“Jesus, it’s just a little pill,” I chided myself when I balked at swallowing the smallest and most innocuous-looking pill I had ever seen. It felt as light as an eyelash. I had taken pills three times this size trying to beat back menstrual cramps or to avoid malaria in India.
“What’s the big fucking deal? It’s just 25 mg of Zoloft. Take it!” Now I was hysterically screaming in my head, while my husband brushed his teeth next to me at his sink.
I couldn’t believe how hard it was to swallow the pill. The hardest part was supposed to be over, right? I had survived the C-section and its attendant pain. Sure, I was still soaking pads with blood almost everyday, but even I had to admit I wasn’t going to die.
But Depression had come unbidden, casting ominous shadows over everything. I was actually grateful my Depression wasn’t subtle. If the Grim Reaper is the Angel of Death, Depression is a seriously pissed off, insatiable asshole whose chief attribute is greed– she wanted all my joy, my spirit, my will and my light.
I pinpointed the day she dropped her bags in my psyche as the day I spent the afternoon certain that Sadie’s umbilical cord was infected (so of course she was going to die), while watching Will and Grace re-runs. I knew Depression had arrived, not because I felt her hot breath on my sore neck, but because nothing that Jack, the hilarious queen of Will and Grace, did made me laugh.
“I have to take this to enjoy my baby? Isn’t the bliss of motherhood my birthright? It’s bullshit that I need medication to enjoy my baby.” I continued my internal debate, while Jeff moved silently around me getting ready for bed.
My shrink had not hesitated to offer a prescription; he wanted me to enjoy my baby. Still I resisted.
“Bob Dole told the world he needed Viagra, so you should be able to swallow a pill for depression! Get a grip!”
I shook the bottle. I had a three-month supply thanks to Costco pharmacy’s unsurprising policy that I had to order in bulk. I studied the one in my hand and reminded myself that I had not hesitated to take the full complement of drugs the hospital offered after my C-section. In fact, I rather enjoyed the appetite suppression from the Norco.

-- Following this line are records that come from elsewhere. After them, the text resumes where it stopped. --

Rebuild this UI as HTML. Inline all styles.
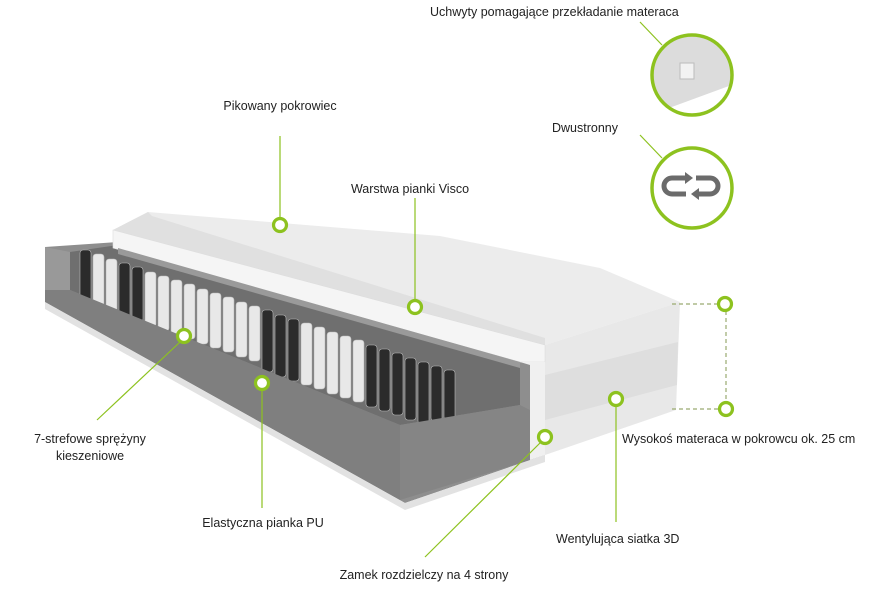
<!DOCTYPE html>
<html><head><meta charset="utf-8"><style>
html,body{margin:0;padding:0;background:#fff;}
svg{display:block;}
text{font-family:"Liberation Sans",sans-serif;font-size:12.5px;fill:#222;}
</style></head><body>
<svg width="877" height="608" viewBox="0 0 877 608" xmlns="http://www.w3.org/2000/svg">
<!-- mattress top cover -->
<polygon points="148,212 440,236 600,268 680,302 545,345 113,230" fill="#ececec"/>
<polygon points="148,212 113,230 545,345 545,338 152,216" fill="#e0e0e0"/>
<!-- right end face -->
<polygon points="545,345 680,302 676,410 545,455" fill="#e8e8e8"/>
<polygon points="545,375 678,342 677,385 545,420" fill="#dedede"/>
<!-- outer foam frame -->
<polygon points="45,247 118,242 545,345 545,455 405,503 45,302" fill="#8e8e8e"/>
<!-- cavity back -->
<polygon points="70,252 118,245 520,355 520,405 400,425 70,290" fill="#6f6f6f"/>
<!-- springs -->
<g stroke="#bbb" stroke-width="0.6">
<rect x="80" y="250" width="11" height="55" rx="3" fill="#2b2b2b"/>
<rect x="93" y="254" width="11" height="55" rx="3" fill="#e8e8e8"/>
<rect x="106" y="259" width="11" height="55" rx="3" fill="#e8e8e8"/>
<rect x="119" y="263" width="11" height="55" rx="3" fill="#2b2b2b"/>
<rect x="132" y="267" width="11" height="55" rx="3" fill="#2b2b2b"/>
<rect x="145" y="272" width="11" height="55" rx="3" fill="#e8e8e8"/>
<rect x="158" y="276" width="11" height="55" rx="3" fill="#e8e8e8"/>
<rect x="171" y="280" width="11" height="55" rx="3" fill="#e8e8e8"/>
<rect x="184" y="284" width="11" height="55" rx="3" fill="#e8e8e8"/>
<rect x="197" y="289" width="11" height="55" rx="3" fill="#e8e8e8"/>
<rect x="210" y="293" width="11" height="55" rx="3" fill="#e8e8e8"/>
<rect x="223" y="297" width="11" height="55" rx="3" fill="#e8e8e8"/>
<rect x="236" y="302" width="11" height="55" rx="3" fill="#e8e8e8"/>
<rect x="249" y="306" width="11" height="55" rx="3" fill="#e8e8e8"/>
<rect x="262" y="310" width="11" height="62" rx="3" fill="#2b2b2b"/>
<rect x="275" y="315" width="11" height="62" rx="3" fill="#2b2b2b"/>
<rect x="288" y="319" width="11" height="62" rx="3" fill="#2b2b2b"/>
<rect x="301" y="323" width="11" height="62" rx="3" fill="#e8e8e8"/>
<rect x="314" y="327" width="11" height="62" rx="3" fill="#e8e8e8"/>
<rect x="327" y="332" width="11" height="62" rx="3" fill="#e8e8e8"/>
<rect x="340" y="336" width="11" height="62" rx="3" fill="#e8e8e8"/>
<rect x="353" y="340" width="11" height="62" rx="3" fill="#e8e8e8"/>
<rect x="366" y="345" width="11" height="62" rx="3" fill="#2b2b2b"/>
<rect x="379" y="349" width="11" height="62" rx="3" fill="#2b2b2b"/>
<rect x="392" y="353" width="11" height="62" rx="3" fill="#2b2b2b"/>
<rect x="405" y="358" width="11" height="62" rx="3" fill="#2b2b2b"/>
<rect x="418" y="362" width="11" height="62" rx="3" fill="#2b2b2b"/>
<rect x="431" y="366" width="11" height="55" rx="3" fill="#2b2b2b"/>
<rect x="444" y="370" width="11" height="50" rx="3" fill="#2b2b2b"/>
</g>
<!-- front foam block (right) -->
<polygon points="400,425 520,405 530,410 530,460 400,500" fill="#858585"/>
<!-- cavity floor lip -->
<polygon points="45,290 70,290 400,425 400,500 45,302" fill="#7f7f7f"/>
<polygon points="45,247 70,252 70,290 45,290" fill="#999"/>
<!-- bottom white stripe -->
<polygon points="45,302 405,503 545,455 545,462 405,510 45,309" fill="#e2e2e2"/>
<!-- visco layer (white) -->
<polygon points="113,230 545,345 545,362 520,362 113,248" fill="#f5f5f5" stroke="#ddd" stroke-width="0.6"/>
<polygon points="118,248 520,362 520,368 118,254" fill="#9a9a9a"/>
<polygon points="520,362 545,362 545,455 530,460 530,365" fill="#f0f0f0"/>

<!-- connector lines -->
<g stroke="#8dc21f" stroke-width="1.2" fill="none">
<line x1="280" y1="136" x2="280" y2="218"/>
<line x1="415" y1="198" x2="415" y2="300"/>
<line x1="180" y1="342" x2="97" y2="420"/>
<line x1="262" y1="390" x2="262" y2="508"/>
<line x1="540" y1="443" x2="425" y2="557"/>
<line x1="616" y1="406" x2="616" y2="522"/>
<line x1="640" y1="22" x2="662" y2="45"/>
<line x1="640" y1="135" x2="662" y2="158"/>
<g stroke-dasharray="4,3" stroke="#9aaa70">
<line x1="672" y1="304" x2="717" y2="304"/>
<line x1="672" y1="409" x2="718" y2="409"/>
<line x1="726" y1="311" x2="726" y2="401"/>
</g>
</g>
<!-- dots -->
<g fill="#fff" stroke="#8dc21f" stroke-width="3.2">
<circle cx="280" cy="225" r="6.5"/>
<circle cx="415" cy="307" r="6.5"/>
<circle cx="184" cy="336" r="6.5"/>
<circle cx="262" cy="383" r="6.5"/>
<circle cx="545" cy="437" r="6.5"/>
<circle cx="616" cy="399" r="6.5"/>
<circle cx="725" cy="304" r="6.5"/>
<circle cx="726" cy="409" r="6.5"/>
</g>
<!-- big circles -->
<defs><clipPath id="c1"><circle cx="692" cy="75" r="40"/></clipPath></defs>
<g clip-path="url(#c1)">
<rect x="650" y="33" width="90" height="90" fill="#fff"/>
<polygon points="650,33 740,33 740,82 650,115" fill="#dcdcdc"/>
<rect x="680" y="63" width="14" height="16" fill="#f2f2f2" stroke="#bbb"/>
</g>
<circle cx="692" cy="75" r="40" fill="none" stroke="#8dc21f" stroke-width="3.5"/>
<circle cx="692" cy="188" r="40" fill="#fff" stroke="#8dc21f" stroke-width="3.5"/>
<g fill="none" stroke="#6b6b6b" stroke-width="5">
<path d="M686,178 H672 a8,8 0 0 0 0,16 H686"/>
<path d="M696,178 H710 a8,8 0 0 1 0,16 H696"/>
</g>
<polygon points="685,172 693,178 685,184" fill="#6b6b6b"/>
<polygon points="699,188 691,194 699,200" fill="#6b6b6b"/>

<!-- labels -->
<text x="430" y="16">Uchwyty pomagające przekładanie materaca</text>
<text x="280" y="110" text-anchor="middle">Pikowany pokrowiec</text>
<text x="552" y="132">Dwustronny</text>
<text x="410" y="193" text-anchor="middle">Warstwa pianki Visco</text>
<text x="90" y="443" text-anchor="middle">7-strefowe sprężyny</text>
<text x="90" y="460" text-anchor="middle">kieszeniowe</text>
<text x="263" y="527" text-anchor="middle">Elastyczna pianka PU</text>
<text x="622" y="443">Wysokoś materaca w pokrowcu ok. 25 cm</text>
<text x="556" y="543">Wentylująca siatka 3D</text>
<text x="424" y="579" text-anchor="middle">Zamek rozdzielczy na 4 strony</text>
</svg>
</body></html>
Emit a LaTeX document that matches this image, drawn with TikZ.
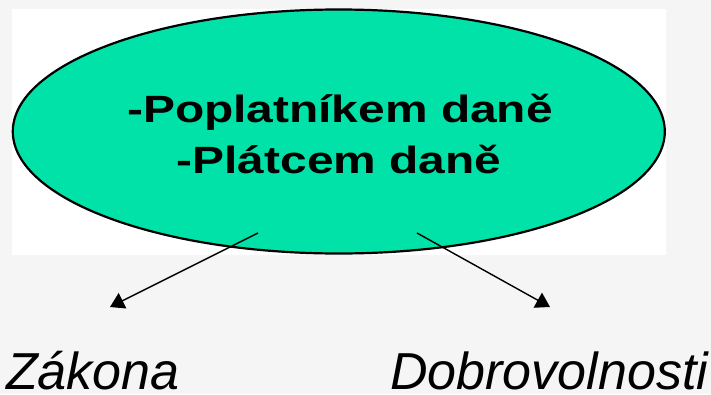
\documentclass[tikz,border=0pt]{standalone}
\usepackage{fontspec}
\setmainfont{Liberation Sans}
\usetikzlibrary{arrows.meta,shapes.geometric}
\definecolor{bggray}{RGB}{245,245,245}
\definecolor{ovalgreen}{RGB}{0,226,168}
\begin{document}
\begin{tikzpicture}[x=1pt,y=-1pt,
  oval/.style={ellipse,draw=black,line width=2.2pt,fill=ovalgreen,inner sep=0pt,minimum width=652pt,minimum height=244pt},
  maintext/.style={anchor=base,inner sep=0pt,font=\bfseries\fontsize{38}{40}\selectfont},
  labeltext/.style={anchor=base west,inner sep=0pt,font=\itshape\fontsize{52}{56}\selectfont},
  conn/.style={line width=1.4pt,-{Triangle[width=17pt,length=14pt]}}]
\fill[bggray] (0,0) rectangle (711,394);
\useasboundingbox (0,0) rectangle (711,394);
\fill[white] (12,9) rectangle (666,255);
\node[oval] (o) at (338.8,131.5) {};
\node[maintext] (t1) at (340,122) {\scalebox{1.26}[1]{-Poplatníkem daně}};
\node[maintext] (t2) at (339,173) {\scalebox{1.26}[1]{-Plátcem daně}};
\coordinate (s1) at (258,233);
\coordinate (e1) at (110,307);
\coordinate (s2) at (417,233);
\coordinate (e2) at (550,307);
\draw[conn] (s1) -- (e1);
\draw[conn] (s2) -- (e2);
\node[labeltext] (l1) at (6,389) {Zákona};
\node[labeltext] (l2) at (390,389) {Dobrovolnosti};
\end{tikzpicture}
\end{document}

I tried to appeal to my vanity. “Swallow, Christie, maybe you will lose weight faster.” After all, that extra baby weight wasn’t helping with Depression.
I heard Sadie let out a cry from her co-sleeper. According to the clock, she wasn’t due for a feeding for another hour. I felt my breasts tingle in anticipation of the imminent feeding; my heart tingled with rage at my devastating lack of control.
“Maybe this pill will make these moments easier,” I spoke more gently to myself.